= Avalon, Ottawa =

Neighbourhood in Orleans, Ontario, Canada

Avalon is a neighbourhood located in Orleans, a suburb in the east end of Ottawa, Ontario, Canada. Prior to amalgamation in 2001, the area was in the City of Cumberland.

This neighbourhood was non-existent until the late 1990s when the urban sprawl intensified in the east end. Avalon quickly developed in the area is now bordered to the north by Innes Road, to the east by a line following (from north to south) Portobello Boulevard to Brian Coburn Boulevard to Trim Road, the west by Mer Bleue Road and to the south by Wall Road. According to the Canada 2011 Census, this area had a population of 12,455.

The development of the area slowed when the developer had to return to previously built houses to fix foundations. Some have criticized the builder for building on swampland without proper engineering.

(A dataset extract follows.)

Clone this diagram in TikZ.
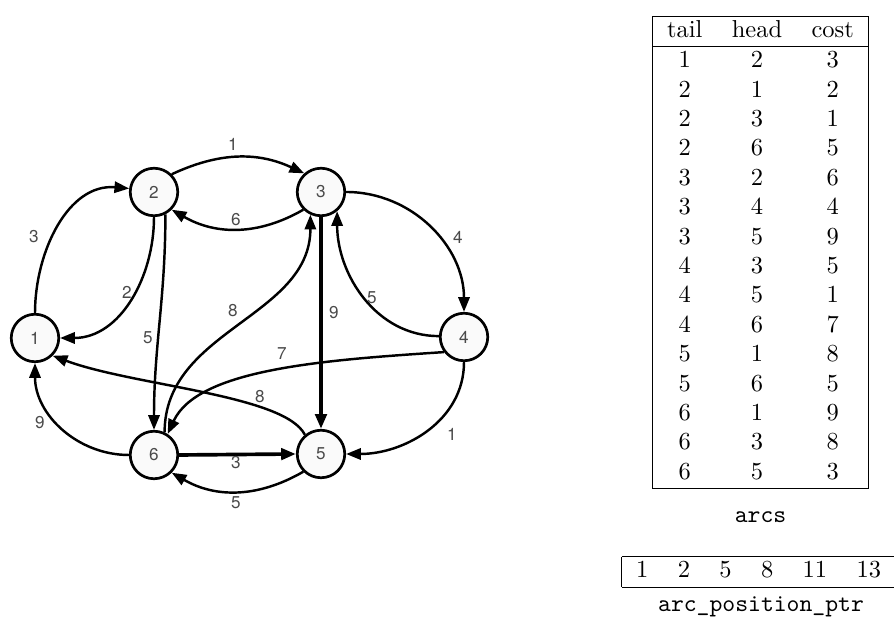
\documentclass[tikz,border=0pt]{standalone}
\usepackage{fontspec}
\newfontfamily\graphfont{TeX Gyre Heros}
\usetikzlibrary{arrows.meta}
\definecolor{lblgray}{HTML}{4A4A4A}
\definecolor{nodefill}{HTML}{FAFAFA}
\begin{document}
\begin{tikzpicture}[x=0.4083pt,y=0.4083pt,
  vertex/.style={circle,draw=black,line width=1.1pt,fill=nodefill,minimum size=19.4pt,inner sep=0pt,text=lblgray,font=\graphfont\fontsize{7}{8}\selectfont},
  arc/.style={line width=1pt,-{Triangle[length=6pt,width=4.6pt]}},
  thickarc/.style={line width=1.5pt,-{Triangle[length=6pt,width=4.6pt]}},
  lbl/.style={text=lblgray,font=\graphfont\fontsize{7}{8}\selectfont,inner sep=0pt},
  tbl/.style={inner sep=0pt},
  captext/.style={inner sep=0pt,font=\ttfamily}
]
\useasboundingbox (0,0) rectangle (894,624);

\node[vertex] (n1) at (35,286) {1};
\node[vertex] (n2) at (154,432) {2};
\node[vertex] (n3) at (321,432) {3};
\node[vertex] (n4) at (464,287) {4};
\node[vertex] (n5) at (321,170) {5};
\node[vertex] (n6) at (154,169) {6};

% arcs
\draw[arc] (n1.north) to[out=90,in=175] (n2.172) node[lbl] at (34,387) {3};
\draw[arc] (n2.south) to[out=-90,in=0] (n1.east) node[lbl] at (127,332) {2};
\draw[arc] (n2.45) to[out=25,in=155] (n3.132) node[lbl] at (233,480) {1};
\draw[arc] (n2.-63) to[out=-90,in=90] (n6.north) node[lbl] at (148,286) {5};
\draw[arc] (n3.-135) to[out=-150,in=-30] (n2.-45) node[lbl] at (236,404) {6};
\draw[arc] (n3.east) to[out=0,in=90] (n4.north) node[lbl] at (458,387) {4};
\draw[thickarc] (n3.south) -- (n5.north) node[lbl] at (334,311) {9};
\draw[arc] (n4.178) to[out=180,in=-90] (n3.-50) node[lbl] at (372,326) {5};
\draw[arc] (n4.south) to[out=-90,in=0] (n5.east) node[lbl] at (452,190) {1};
\draw[arc] (n4.-143) .. controls +(-120,-8) and +(30,65) .. (n6.57) node[lbl] at (282,270) {7};
\draw[arc] (n5.130) .. controls +(-20,40) and +(80,-30) .. (n1.-45) node[lbl] at (260,227) {8};
\draw[arc] (n5.-135) to[out=-150,in=-30] (n6.-45) node[lbl] at (236,121) {5};
\draw[arc] (n6.west) to[out=180,in=-90] (n1.south) node[lbl] at (40,201) {9};
\draw[arc] (n6.65) to[out=90,in=-90] (n3.-115) node[lbl] at (233,313) {8};
\draw[thickarc] (n6.east) -- (n5.west) node[lbl] at (236,161) {3};

% tables
\node[tbl] (arcs) at (760.5,371.5) {%
\begin{tabular}{|ccc|}\hline
tail & head & cost\\ \hline
1&2&3\\ 2&1&2\\ 2&3&1\\ 2&6&5\\ 3&2&6\\ 3&4&4\\ 3&5&9\\ 4&3&5\\
4&5&1\\ 4&6&7\\ 5&1&8\\ 5&6&5\\ 6&1&9\\ 6&3&8\\ 6&5&3\\ \hline
\end{tabular}};
\node[captext] (arcscap) at (760.5,107) {arcs};
\node[tbl,anchor=west] (ptr) at (621,52) {%
\begin{tabular}{|cccccc|}\hline
1&2&5&8&11&13\\ \hline
\end{tabular}};
\node[captext] (ptrcap) at (761,17) {arc\_position\_ptr};
\end{tikzpicture}
\end{document}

At the intersection of Innes and Tenth Line, a large commercial zone with several department and big-box stores developed in conjunction of the residential boom of Avalon. This new district displaced some customers away from Place d'Orléans. A smaller commercial area is currently underway on Trim Road south of Innes.

Plans by the city of Ottawa may bring an O-Train east-west light-rail line in the area but it was still several years away. However, the cancellation of the north-south extension project on December 14, 2006 may halt those plans.

The neighbourhood is part of the Portobello South Community Development Association, which also includes Notting Gate and Notting Hill.